## What you are asked to do
Every entry should be repeated exactly. Omit the pictures.

[Some records]
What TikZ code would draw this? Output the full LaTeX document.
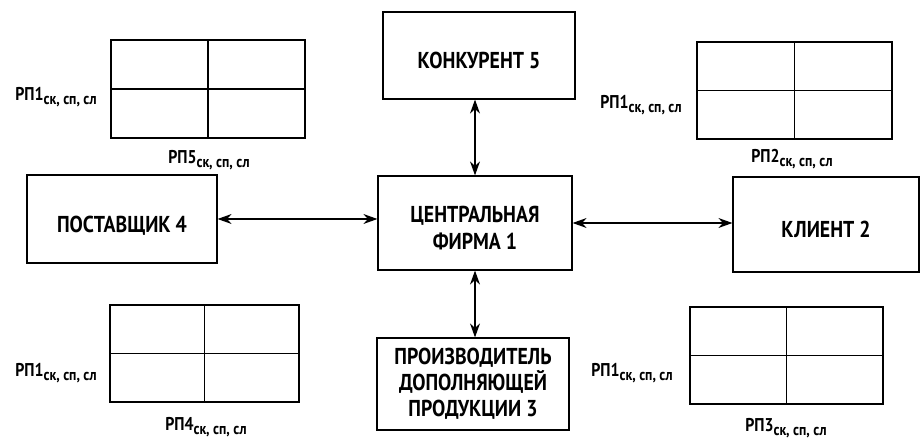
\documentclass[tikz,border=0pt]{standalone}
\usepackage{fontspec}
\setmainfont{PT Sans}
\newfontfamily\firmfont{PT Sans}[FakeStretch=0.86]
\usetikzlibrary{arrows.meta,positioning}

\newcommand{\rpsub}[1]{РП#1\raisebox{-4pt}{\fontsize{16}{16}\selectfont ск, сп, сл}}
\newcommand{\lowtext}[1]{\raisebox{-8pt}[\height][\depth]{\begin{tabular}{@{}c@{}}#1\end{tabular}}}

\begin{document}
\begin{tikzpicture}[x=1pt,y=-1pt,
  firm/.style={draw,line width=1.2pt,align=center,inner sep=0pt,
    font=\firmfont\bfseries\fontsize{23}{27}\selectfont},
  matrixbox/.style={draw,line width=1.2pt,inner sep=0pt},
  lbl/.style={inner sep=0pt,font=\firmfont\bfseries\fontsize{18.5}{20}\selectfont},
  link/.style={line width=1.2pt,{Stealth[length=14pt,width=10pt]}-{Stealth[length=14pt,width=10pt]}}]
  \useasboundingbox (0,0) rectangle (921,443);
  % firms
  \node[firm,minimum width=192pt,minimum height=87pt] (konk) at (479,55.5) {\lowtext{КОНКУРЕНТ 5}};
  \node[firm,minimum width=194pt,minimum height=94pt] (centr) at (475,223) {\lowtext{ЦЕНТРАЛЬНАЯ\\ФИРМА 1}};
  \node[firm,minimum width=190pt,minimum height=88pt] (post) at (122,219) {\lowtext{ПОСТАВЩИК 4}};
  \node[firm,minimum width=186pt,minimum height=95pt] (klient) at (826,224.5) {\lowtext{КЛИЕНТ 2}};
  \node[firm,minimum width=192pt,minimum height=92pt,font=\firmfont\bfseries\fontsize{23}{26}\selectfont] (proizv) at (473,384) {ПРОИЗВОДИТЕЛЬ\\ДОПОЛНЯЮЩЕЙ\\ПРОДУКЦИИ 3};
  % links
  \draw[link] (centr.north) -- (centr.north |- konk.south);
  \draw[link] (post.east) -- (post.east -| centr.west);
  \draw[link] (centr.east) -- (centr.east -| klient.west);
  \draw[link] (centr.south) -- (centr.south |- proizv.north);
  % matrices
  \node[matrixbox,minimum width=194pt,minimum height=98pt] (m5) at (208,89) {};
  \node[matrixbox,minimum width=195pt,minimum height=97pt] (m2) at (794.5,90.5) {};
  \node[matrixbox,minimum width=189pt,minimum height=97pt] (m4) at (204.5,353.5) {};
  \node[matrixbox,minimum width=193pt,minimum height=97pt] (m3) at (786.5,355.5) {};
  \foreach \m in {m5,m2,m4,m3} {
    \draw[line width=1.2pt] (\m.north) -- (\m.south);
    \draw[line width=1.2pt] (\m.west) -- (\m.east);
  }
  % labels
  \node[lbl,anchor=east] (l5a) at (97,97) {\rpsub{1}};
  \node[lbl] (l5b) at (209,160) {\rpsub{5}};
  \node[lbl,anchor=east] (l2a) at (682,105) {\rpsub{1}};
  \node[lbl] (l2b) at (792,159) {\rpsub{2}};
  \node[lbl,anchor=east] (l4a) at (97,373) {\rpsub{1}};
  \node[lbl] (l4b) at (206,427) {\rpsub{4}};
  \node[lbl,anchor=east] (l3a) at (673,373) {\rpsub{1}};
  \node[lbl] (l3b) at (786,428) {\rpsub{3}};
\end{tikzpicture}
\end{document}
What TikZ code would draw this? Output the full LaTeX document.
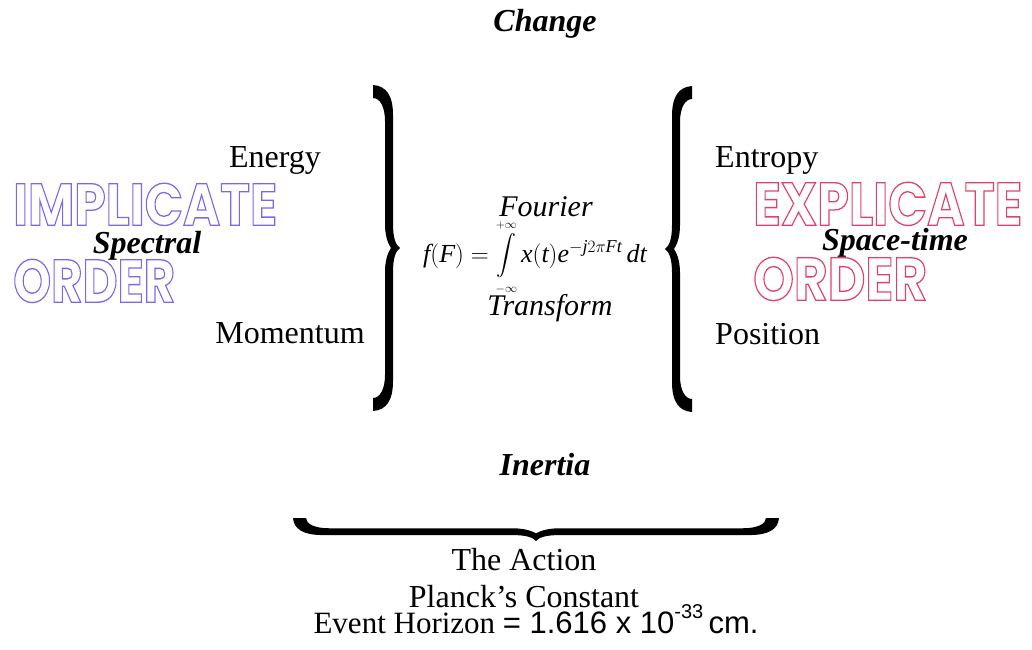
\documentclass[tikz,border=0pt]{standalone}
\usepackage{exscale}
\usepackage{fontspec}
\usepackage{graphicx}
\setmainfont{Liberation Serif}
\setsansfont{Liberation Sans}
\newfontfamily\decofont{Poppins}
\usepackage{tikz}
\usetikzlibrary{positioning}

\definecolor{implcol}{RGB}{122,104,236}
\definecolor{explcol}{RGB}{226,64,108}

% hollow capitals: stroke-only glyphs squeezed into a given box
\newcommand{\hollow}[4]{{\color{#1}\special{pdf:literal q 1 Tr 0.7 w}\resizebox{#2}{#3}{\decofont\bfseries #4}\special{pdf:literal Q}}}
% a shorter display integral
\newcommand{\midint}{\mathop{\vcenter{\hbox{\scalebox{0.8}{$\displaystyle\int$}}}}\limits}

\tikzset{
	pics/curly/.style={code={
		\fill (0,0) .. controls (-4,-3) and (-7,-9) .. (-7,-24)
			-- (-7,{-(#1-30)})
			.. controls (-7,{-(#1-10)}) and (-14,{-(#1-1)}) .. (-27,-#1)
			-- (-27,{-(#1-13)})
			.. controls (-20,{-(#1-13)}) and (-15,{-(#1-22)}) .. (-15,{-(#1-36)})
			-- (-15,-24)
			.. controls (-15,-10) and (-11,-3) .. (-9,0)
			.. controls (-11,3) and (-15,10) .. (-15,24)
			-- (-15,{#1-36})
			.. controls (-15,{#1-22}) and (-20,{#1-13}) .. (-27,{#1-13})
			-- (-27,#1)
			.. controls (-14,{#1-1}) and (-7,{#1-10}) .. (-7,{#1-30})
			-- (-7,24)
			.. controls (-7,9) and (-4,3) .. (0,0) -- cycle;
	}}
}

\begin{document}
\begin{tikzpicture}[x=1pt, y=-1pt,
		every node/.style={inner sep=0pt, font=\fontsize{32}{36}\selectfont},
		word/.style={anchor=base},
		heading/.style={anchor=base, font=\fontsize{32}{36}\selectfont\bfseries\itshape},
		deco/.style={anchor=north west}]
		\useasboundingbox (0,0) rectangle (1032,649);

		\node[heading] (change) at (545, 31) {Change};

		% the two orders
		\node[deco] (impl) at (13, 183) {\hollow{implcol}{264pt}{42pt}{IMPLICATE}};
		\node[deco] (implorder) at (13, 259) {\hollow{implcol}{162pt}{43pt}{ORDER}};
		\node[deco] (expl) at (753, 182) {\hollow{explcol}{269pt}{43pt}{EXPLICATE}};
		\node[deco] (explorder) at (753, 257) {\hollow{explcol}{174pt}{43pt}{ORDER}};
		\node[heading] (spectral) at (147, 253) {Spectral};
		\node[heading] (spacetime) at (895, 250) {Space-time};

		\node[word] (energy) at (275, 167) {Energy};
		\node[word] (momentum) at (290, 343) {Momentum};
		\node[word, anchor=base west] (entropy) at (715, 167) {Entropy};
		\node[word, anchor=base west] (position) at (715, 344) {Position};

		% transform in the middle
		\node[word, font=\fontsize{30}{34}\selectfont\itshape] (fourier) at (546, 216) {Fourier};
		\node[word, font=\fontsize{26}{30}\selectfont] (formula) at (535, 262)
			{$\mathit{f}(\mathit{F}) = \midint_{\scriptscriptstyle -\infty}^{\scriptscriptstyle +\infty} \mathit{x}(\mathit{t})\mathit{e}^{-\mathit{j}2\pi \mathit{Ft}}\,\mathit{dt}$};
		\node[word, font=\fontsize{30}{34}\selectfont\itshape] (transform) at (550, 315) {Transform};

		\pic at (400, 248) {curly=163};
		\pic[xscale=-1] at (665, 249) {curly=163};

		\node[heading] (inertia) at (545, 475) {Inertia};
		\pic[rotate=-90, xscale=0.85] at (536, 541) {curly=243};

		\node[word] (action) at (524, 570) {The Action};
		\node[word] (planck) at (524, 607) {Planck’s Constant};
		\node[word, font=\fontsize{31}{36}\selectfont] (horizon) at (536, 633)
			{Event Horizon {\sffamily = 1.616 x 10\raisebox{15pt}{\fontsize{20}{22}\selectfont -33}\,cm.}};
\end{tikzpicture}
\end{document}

## Exercise answer
What TikZ code would draw this? Output the full LaTeX document.
\documentclass[tikz,border=0pt]{standalone}
\usepackage{fontspec}
\setmainfont{PT Sans}
\newfontfamily\firmfont{PT Sans}[FakeStretch=0.86]
\usetikzlibrary{arrows.meta,positioning}

\newcommand{\rpsub}[1]{РП#1\raisebox{-4pt}{\fontsize{16}{16}\selectfont ск, сп, сл}}
\newcommand{\lowtext}[1]{\raisebox{-8pt}[\height][\depth]{\begin{tabular}{@{}c@{}}#1\end{tabular}}}

\begin{document}
\begin{tikzpicture}[x=1pt,y=-1pt,
  firm/.style={draw,line width=1.2pt,align=center,inner sep=0pt,
    font=\firmfont\bfseries\fontsize{23}{27}\selectfont},
  matrixbox/.style={draw,line width=1.2pt,inner sep=0pt},
  lbl/.style={inner sep=0pt,font=\firmfont\bfseries\fontsize{18.5}{20}\selectfont},
  link/.style={line width=1.2pt,{Stealth[length=14pt,width=10pt]}-{Stealth[length=14pt,width=10pt]}}]
  \useasboundingbox (0,0) rectangle (921,443);
  % firms
  \node[firm,minimum width=192pt,minimum height=87pt] (konk) at (479,55.5) {\lowtext{КОНКУРЕНТ 5}};
  \node[firm,minimum width=194pt,minimum height=94pt] (centr) at (475,223) {\lowtext{ЦЕНТРАЛЬНАЯ\\ФИРМА 1}};
  \node[firm,minimum width=190pt,minimum height=88pt] (post) at (122,219) {\lowtext{ПОСТАВЩИК 4}};
  \node[firm,minimum width=186pt,minimum height=95pt] (klient) at (826,224.5) {\lowtext{КЛИЕНТ 2}};
  \node[firm,minimum width=192pt,minimum height=92pt,font=\firmfont\bfseries\fontsize{23}{26}\selectfont] (proizv) at (473,384) {ПРОИЗВОДИТЕЛЬ\\ДОПОЛНЯЮЩЕЙ\\ПРОДУКЦИИ 3};
  % links
  \draw[link] (centr.north) -- (centr.north |- konk.south);
  \draw[link] (post.east) -- (post.east -| centr.west);
  \draw[link] (centr.east) -- (centr.east -| klient.west);
  \draw[link] (centr.south) -- (centr.south |- proizv.north);
  % matrices
  \node[matrixbox,minimum width=194pt,minimum height=98pt] (m5) at (208,89) {};
  \node[matrixbox,minimum width=195pt,minimum height=97pt] (m2) at (794.5,90.5) {};
  \node[matrixbox,minimum width=189pt,minimum height=97pt] (m4) at (204.5,353.5) {};
  \node[matrixbox,minimum width=193pt,minimum height=97pt] (m3) at (786.5,355.5) {};
  \foreach \m in {m5,m2,m4,m3} {
    \draw[line width=1.2pt] (\m.north) -- (\m.south);
    \draw[line width=1.2pt] (\m.west) -- (\m.east);
  }
  % labels
  \node[lbl,anchor=east] (l5a) at (97,97) {\rpsub{1}};
  \node[lbl] (l5b) at (209,160) {\rpsub{5}};
  \node[lbl,anchor=east] (l2a) at (682,105) {\rpsub{1}};
  \node[lbl] (l2b) at (792,159) {\rpsub{2}};
  \node[lbl,anchor=east] (l4a) at (97,373) {\rpsub{1}};
  \node[lbl] (l4b) at (206,427) {\rpsub{4}};
  \node[lbl,anchor=east] (l3a) at (673,373) {\rpsub{1}};
  \node[lbl] (l3b) at (786,428) {\rpsub{3}};
\end{tikzpicture}
\end{document}
What TikZ code would draw this? Output the full LaTeX document.
\documentclass[tikz,border=0pt]{standalone}
\usepackage{exscale}
\usepackage{fontspec}
\usepackage{graphicx}
\setmainfont{Liberation Serif}
\setsansfont{Liberation Sans}
\newfontfamily\decofont{Poppins}
\usepackage{tikz}
\usetikzlibrary{positioning}

\definecolor{implcol}{RGB}{122,104,236}
\definecolor{explcol}{RGB}{226,64,108}

% hollow capitals: stroke-only glyphs squeezed into a given box
\newcommand{\hollow}[4]{{\color{#1}\special{pdf:literal q 1 Tr 0.7 w}\resizebox{#2}{#3}{\decofont\bfseries #4}\special{pdf:literal Q}}}
% a shorter display integral
\newcommand{\midint}{\mathop{\vcenter{\hbox{\scalebox{0.8}{$\displaystyle\int$}}}}\limits}

\tikzset{
	pics/curly/.style={code={
		\fill (0,0) .. controls (-4,-3) and (-7,-9) .. (-7,-24)
			-- (-7,{-(#1-30)})
			.. controls (-7,{-(#1-10)}) and (-14,{-(#1-1)}) .. (-27,-#1)
			-- (-27,{-(#1-13)})
			.. controls (-20,{-(#1-13)}) and (-15,{-(#1-22)}) .. (-15,{-(#1-36)})
			-- (-15,-24)
			.. controls (-15,-10) and (-11,-3) .. (-9,0)
			.. controls (-11,3) and (-15,10) .. (-15,24)
			-- (-15,{#1-36})
			.. controls (-15,{#1-22}) and (-20,{#1-13}) .. (-27,{#1-13})
			-- (-27,#1)
			.. controls (-14,{#1-1}) and (-7,{#1-10}) .. (-7,{#1-30})
			-- (-7,24)
			.. controls (-7,9) and (-4,3) .. (0,0) -- cycle;
	}}
}

\begin{document}
\begin{tikzpicture}[x=1pt, y=-1pt,
		every node/.style={inner sep=0pt, font=\fontsize{32}{36}\selectfont},
		word/.style={anchor=base},
		heading/.style={anchor=base, font=\fontsize{32}{36}\selectfont\bfseries\itshape},
		deco/.style={anchor=north west}]
		\useasboundingbox (0,0) rectangle (1032,649);

		\node[heading] (change) at (545, 31) {Change};

		% the two orders
		\node[deco] (impl) at (13, 183) {\hollow{implcol}{264pt}{42pt}{IMPLICATE}};
		\node[deco] (implorder) at (13, 259) {\hollow{implcol}{162pt}{43pt}{ORDER}};
		\node[deco] (expl) at (753, 182) {\hollow{explcol}{269pt}{43pt}{EXPLICATE}};
		\node[deco] (explorder) at (753, 257) {\hollow{explcol}{174pt}{43pt}{ORDER}};
		\node[heading] (spectral) at (147, 253) {Spectral};
		\node[heading] (spacetime) at (895, 250) {Space-time};

		\node[word] (energy) at (275, 167) {Energy};
		\node[word] (momentum) at (290, 343) {Momentum};
		\node[word, anchor=base west] (entropy) at (715, 167) {Entropy};
		\node[word, anchor=base west] (position) at (715, 344) {Position};

		% transform in the middle
		\node[word, font=\fontsize{30}{34}\selectfont\itshape] (fourier) at (546, 216) {Fourier};
		\node[word, font=\fontsize{26}{30}\selectfont] (formula) at (535, 262)
			{$\mathit{f}(\mathit{F}) = \midint_{\scriptscriptstyle -\infty}^{\scriptscriptstyle +\infty} \mathit{x}(\mathit{t})\mathit{e}^{-\mathit{j}2\pi \mathit{Ft}}\,\mathit{dt}$};
		\node[word, font=\fontsize{30}{34}\selectfont\itshape] (transform) at (550, 315) {Transform};

		\pic at (400, 248) {curly=163};
		\pic[xscale=-1] at (665, 249) {curly=163};

		\node[heading] (inertia) at (545, 475) {Inertia};
		\pic[rotate=-90, xscale=0.85] at (536, 541) {curly=243};

		\node[word] (action) at (524, 570) {The Action};
		\node[word] (planck) at (524, 607) {Planck’s Constant};
		\node[word, font=\fontsize{31}{36}\selectfont] (horizon) at (536, 633)
			{Event Horizon {\sffamily = 1.616 x 10\raisebox{15pt}{\fontsize{20}{22}\selectfont -33}\,cm.}};
\end{tikzpicture}
\end{document}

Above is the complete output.